Vincenzo Spalatro, fratello minore di don Antonio
Quando Totonno (così era chiamato don Antonio in famiglia) cominciava la sua attività pastorale, io non avevo ancora dieci anni, e quando l’ha terminata, io non avevo ancora quindici anni. Quindi, io, di mio fratello ho visto molto poco. Per me era un fratello prete come ce l’avevano tanti e non potevo capire la straordinarietà di questa figura se non attraverso dei particolari che non sono secondari. Ad esempio, quello che mi impressionava e mi faceva riflettere erano le discussioni che aveva con mia madre, la quale era preoccupata innanzitutto per la sua salute. Gli diceva: “Fermati un po’, siediti un po’, riposati”, perché lo vedeva sempre affaccendato.

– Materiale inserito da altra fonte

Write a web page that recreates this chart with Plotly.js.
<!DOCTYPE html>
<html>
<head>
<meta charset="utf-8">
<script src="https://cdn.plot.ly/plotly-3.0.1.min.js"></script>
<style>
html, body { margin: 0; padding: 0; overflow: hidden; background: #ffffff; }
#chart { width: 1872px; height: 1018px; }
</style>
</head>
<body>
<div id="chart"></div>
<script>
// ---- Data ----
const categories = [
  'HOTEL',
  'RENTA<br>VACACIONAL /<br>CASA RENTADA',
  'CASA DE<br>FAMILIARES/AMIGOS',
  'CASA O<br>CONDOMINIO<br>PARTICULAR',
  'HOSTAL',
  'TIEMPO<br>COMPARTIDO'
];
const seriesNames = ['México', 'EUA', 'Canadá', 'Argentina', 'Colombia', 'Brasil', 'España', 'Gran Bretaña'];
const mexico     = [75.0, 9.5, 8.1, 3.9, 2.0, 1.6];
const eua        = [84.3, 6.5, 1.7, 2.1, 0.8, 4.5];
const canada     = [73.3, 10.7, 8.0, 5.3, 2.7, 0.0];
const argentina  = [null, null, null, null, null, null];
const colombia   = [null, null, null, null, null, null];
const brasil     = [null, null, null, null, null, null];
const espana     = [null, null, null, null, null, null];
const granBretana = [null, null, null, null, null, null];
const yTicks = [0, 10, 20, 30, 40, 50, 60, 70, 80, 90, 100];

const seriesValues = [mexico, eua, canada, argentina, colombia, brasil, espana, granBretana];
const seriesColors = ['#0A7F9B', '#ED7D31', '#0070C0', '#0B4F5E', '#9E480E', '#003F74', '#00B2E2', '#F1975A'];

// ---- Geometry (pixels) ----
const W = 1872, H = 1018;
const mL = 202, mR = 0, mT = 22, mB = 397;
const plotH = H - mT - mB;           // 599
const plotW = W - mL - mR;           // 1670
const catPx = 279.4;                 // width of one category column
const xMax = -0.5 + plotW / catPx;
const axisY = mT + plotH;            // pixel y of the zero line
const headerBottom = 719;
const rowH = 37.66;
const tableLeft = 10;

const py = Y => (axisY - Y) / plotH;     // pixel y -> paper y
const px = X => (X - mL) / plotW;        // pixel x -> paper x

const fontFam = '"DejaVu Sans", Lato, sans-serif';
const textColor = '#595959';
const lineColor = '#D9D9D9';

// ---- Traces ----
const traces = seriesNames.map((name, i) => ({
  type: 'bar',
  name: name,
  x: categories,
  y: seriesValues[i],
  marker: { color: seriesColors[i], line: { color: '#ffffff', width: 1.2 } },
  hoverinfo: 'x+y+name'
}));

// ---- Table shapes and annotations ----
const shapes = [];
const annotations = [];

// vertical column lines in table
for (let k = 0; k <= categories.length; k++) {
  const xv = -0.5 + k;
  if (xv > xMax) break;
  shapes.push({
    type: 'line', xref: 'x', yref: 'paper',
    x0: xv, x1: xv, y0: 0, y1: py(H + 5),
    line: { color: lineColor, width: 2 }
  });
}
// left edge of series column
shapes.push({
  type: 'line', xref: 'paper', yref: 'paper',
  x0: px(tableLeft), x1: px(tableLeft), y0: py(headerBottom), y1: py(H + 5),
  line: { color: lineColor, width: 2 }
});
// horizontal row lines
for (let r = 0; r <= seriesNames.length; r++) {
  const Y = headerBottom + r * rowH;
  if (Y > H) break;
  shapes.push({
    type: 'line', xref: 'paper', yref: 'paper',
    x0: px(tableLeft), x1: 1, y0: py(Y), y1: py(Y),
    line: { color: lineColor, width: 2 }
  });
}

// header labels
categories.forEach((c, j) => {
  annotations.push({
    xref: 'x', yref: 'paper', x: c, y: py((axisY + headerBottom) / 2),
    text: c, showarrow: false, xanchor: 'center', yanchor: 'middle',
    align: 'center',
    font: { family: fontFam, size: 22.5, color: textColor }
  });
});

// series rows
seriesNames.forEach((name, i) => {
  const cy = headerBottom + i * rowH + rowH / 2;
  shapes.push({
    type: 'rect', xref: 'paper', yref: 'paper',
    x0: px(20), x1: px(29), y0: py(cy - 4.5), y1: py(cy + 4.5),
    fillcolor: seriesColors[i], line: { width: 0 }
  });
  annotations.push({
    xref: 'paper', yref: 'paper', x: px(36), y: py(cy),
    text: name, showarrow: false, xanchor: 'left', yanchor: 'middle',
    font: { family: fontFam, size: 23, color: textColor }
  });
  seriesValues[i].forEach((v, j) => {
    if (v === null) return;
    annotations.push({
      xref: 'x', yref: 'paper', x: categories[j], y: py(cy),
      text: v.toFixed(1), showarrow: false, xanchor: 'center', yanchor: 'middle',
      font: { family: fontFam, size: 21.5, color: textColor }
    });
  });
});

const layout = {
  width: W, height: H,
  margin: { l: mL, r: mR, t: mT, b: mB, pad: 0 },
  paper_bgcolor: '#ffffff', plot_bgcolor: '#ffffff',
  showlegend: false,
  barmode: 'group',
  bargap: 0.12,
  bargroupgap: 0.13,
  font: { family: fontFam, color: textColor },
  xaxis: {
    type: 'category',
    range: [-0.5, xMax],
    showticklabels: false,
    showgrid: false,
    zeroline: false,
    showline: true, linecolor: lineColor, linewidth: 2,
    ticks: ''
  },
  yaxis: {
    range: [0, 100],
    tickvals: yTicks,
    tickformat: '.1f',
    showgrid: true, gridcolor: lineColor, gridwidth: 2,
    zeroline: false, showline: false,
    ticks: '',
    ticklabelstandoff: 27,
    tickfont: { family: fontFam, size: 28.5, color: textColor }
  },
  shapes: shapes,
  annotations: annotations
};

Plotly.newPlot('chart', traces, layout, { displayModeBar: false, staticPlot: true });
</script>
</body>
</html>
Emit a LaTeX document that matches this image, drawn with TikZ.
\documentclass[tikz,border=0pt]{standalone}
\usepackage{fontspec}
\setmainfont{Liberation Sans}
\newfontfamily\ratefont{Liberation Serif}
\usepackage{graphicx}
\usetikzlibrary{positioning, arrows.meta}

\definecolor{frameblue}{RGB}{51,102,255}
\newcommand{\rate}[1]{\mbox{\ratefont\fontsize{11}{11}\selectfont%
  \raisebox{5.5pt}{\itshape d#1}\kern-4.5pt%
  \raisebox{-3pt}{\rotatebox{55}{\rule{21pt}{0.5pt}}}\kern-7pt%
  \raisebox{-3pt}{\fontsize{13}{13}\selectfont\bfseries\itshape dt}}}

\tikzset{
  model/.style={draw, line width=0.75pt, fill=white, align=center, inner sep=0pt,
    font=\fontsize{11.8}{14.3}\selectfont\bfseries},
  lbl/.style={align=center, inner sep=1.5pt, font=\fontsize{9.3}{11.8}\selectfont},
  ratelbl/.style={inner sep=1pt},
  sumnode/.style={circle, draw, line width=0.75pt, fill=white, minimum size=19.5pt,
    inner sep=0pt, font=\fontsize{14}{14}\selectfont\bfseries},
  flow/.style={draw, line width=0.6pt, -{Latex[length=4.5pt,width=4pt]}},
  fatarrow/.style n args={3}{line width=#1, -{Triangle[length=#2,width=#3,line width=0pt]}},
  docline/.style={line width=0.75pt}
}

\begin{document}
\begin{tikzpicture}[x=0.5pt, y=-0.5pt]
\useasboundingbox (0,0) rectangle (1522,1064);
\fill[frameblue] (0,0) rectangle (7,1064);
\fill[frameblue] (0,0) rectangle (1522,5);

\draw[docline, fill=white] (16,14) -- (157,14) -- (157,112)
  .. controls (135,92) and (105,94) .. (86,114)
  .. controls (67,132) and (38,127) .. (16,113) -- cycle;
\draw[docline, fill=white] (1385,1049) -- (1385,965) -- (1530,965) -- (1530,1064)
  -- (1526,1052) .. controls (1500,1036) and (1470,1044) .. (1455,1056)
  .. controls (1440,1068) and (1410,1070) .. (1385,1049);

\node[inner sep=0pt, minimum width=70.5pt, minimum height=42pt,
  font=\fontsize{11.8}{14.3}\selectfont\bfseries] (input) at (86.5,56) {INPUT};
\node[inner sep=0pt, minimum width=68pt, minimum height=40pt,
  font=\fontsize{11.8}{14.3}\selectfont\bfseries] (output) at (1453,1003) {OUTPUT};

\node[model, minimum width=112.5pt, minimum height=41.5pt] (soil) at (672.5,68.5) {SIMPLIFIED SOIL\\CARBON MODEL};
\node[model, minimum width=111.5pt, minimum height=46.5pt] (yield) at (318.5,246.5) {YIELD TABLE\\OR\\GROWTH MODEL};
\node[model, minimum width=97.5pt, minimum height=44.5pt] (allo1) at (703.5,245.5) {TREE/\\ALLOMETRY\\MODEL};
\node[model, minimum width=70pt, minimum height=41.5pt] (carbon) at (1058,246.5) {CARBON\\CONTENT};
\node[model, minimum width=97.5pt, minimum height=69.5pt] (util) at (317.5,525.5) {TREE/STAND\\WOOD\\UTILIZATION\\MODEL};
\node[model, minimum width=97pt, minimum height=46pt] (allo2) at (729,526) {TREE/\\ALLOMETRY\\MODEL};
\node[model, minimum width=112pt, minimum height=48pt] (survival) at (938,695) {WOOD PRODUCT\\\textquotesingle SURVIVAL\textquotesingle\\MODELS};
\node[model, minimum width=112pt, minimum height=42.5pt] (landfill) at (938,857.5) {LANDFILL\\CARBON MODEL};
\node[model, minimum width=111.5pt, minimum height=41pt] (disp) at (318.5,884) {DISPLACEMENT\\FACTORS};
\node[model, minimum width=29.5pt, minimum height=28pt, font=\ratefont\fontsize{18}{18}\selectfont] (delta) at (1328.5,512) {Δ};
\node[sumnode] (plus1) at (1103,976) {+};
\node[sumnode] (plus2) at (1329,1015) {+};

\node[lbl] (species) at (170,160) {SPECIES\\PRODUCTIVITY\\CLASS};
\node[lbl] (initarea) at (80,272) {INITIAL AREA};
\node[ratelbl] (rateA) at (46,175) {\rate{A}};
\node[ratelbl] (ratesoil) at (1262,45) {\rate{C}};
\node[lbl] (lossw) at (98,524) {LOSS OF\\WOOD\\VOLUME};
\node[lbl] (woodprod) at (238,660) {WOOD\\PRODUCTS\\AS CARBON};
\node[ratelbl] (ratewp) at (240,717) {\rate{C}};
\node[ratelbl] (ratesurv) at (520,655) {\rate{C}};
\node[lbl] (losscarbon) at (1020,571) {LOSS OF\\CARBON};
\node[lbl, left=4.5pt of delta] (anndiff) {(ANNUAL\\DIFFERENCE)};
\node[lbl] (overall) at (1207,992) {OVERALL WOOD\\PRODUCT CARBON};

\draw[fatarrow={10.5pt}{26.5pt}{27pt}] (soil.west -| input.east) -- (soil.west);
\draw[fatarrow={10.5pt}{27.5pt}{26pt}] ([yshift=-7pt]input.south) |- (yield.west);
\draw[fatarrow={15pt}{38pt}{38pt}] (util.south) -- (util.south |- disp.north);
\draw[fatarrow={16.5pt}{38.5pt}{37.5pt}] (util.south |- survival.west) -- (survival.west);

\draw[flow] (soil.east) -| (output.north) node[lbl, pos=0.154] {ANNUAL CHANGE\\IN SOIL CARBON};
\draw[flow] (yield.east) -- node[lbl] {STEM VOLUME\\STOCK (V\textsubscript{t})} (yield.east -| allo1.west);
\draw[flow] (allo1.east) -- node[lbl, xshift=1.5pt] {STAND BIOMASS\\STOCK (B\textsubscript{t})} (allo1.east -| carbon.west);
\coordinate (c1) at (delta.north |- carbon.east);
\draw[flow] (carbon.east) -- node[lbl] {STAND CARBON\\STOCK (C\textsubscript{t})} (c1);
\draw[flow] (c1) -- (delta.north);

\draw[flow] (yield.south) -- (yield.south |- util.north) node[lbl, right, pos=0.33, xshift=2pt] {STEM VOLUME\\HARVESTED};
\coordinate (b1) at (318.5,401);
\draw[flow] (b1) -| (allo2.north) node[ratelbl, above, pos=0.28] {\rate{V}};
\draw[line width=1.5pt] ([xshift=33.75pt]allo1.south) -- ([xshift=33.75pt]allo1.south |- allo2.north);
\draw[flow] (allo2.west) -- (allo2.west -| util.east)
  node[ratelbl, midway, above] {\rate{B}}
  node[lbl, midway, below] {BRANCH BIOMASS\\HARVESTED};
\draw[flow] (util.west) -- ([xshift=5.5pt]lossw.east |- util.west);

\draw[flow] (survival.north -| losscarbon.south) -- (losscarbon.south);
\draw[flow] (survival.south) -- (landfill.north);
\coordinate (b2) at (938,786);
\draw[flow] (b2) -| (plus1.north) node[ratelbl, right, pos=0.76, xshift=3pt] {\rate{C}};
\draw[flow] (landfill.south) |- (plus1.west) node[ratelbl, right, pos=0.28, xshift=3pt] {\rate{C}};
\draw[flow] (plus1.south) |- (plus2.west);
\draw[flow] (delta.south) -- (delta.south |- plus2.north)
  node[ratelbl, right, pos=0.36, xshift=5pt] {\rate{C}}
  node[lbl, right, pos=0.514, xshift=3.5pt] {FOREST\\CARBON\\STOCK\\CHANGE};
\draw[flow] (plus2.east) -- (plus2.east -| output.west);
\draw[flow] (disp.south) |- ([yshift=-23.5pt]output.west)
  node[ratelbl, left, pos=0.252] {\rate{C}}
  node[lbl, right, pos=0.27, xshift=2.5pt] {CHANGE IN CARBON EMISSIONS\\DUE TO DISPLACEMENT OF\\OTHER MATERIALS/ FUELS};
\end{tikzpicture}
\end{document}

Aveva un’attività frenetica, non si fermava mai. La seconda ragione era più sostanziale. Dovete sapere che, purtroppo, in casa spesso mancava qualcosa, e qui venivo coinvolto anch’io, perché il primo pensiero di mia madre era rivolto verso di me. Poi lui confessava. Diceva, da persona corretta, che era stato lui a portar via le cose che mancavano.
Certamente a casa non c’erano gli ori. Mancavano spesso i generi alimentari, pasta, farina, pane, le bottiglie della salsa, una volta mancò un cuscino, un’altra volta mancò una sedia. Io, però, non ho mai saputo se lui in qualche modo compensava mia madre. Questo non l’ho mai saputo, né potevo saperlo. A un certo punto mia madre si seccò e decise di affrontarlo. Aveva un po’ di timore reverenziale verso questa figura di figlio prete, però era un tipo di persona che quando era il momento di affrontare di petto una situazione, subito l’affrontava decisa senza avere incertezze. Voglio riferire i termini del colloquio. Mia madre era sempre un po’ agitata, sempre un po’ eccitata; lui, invece, era sempre composto, molto civile. Chi parlava di più era mia madre. Certamente, nell’affrontare questa polemica, mia madre con lui usava argomenti forti, perché lo voleva convincere e diceva: “Non pensi a tuo padre che sta in campagna dalla mattina alla sera?” Egli diceva: “So bene che papà è un sant’uomo e che avrà tutte le ricompense almeno dal cielo”. Di fronte a un argomento del genere, mia madre si smontava, però non demordeva, non si arrendeva, e allora usava un altro argomento: “Ma non bastano i sacrifici che abbiamo fatto per farti studiare? Noi pensavamo che, una volta che ti eri fatto prete, per te di sacrifici non dovevamo farne più”. Ed egli rispondeva: “Io faccio il prete”, e non diceva nient’altro. Mia madre non capiva o credeva di non capire e allora ritornava alla carica, usava un altro tipo di argomento e diceva: “Ma le altre famiglie di preti stanno molto meglio rispetto a noi, io non dico che tu ci devi arricchire, ma neanche impoverire”. Ed egli ripeteva: “Io faccio il prete”. Proprio una risposta limpida e trasparente che non ammetteva repliche. Dopo di che mia madre non aveva più argomenti, egli la salutava e se ne andava.
La sua vera bandiera, la sua vera grande preoccupazione, la sua crociata, la sua filosofia pastorale era una sola: la povertà, la povertà, la povertà. La povertà era per lui un’idea ossessiva. La sua vita pastorale è stata dedicata soprattutto alla povertà e al povero, perché egli – e lo affermava anche – nel povero vedeva Gesù Cristo, e diceva: “Io vedo Gesù Cristo tante volte quanti sono i poveri che incontro”.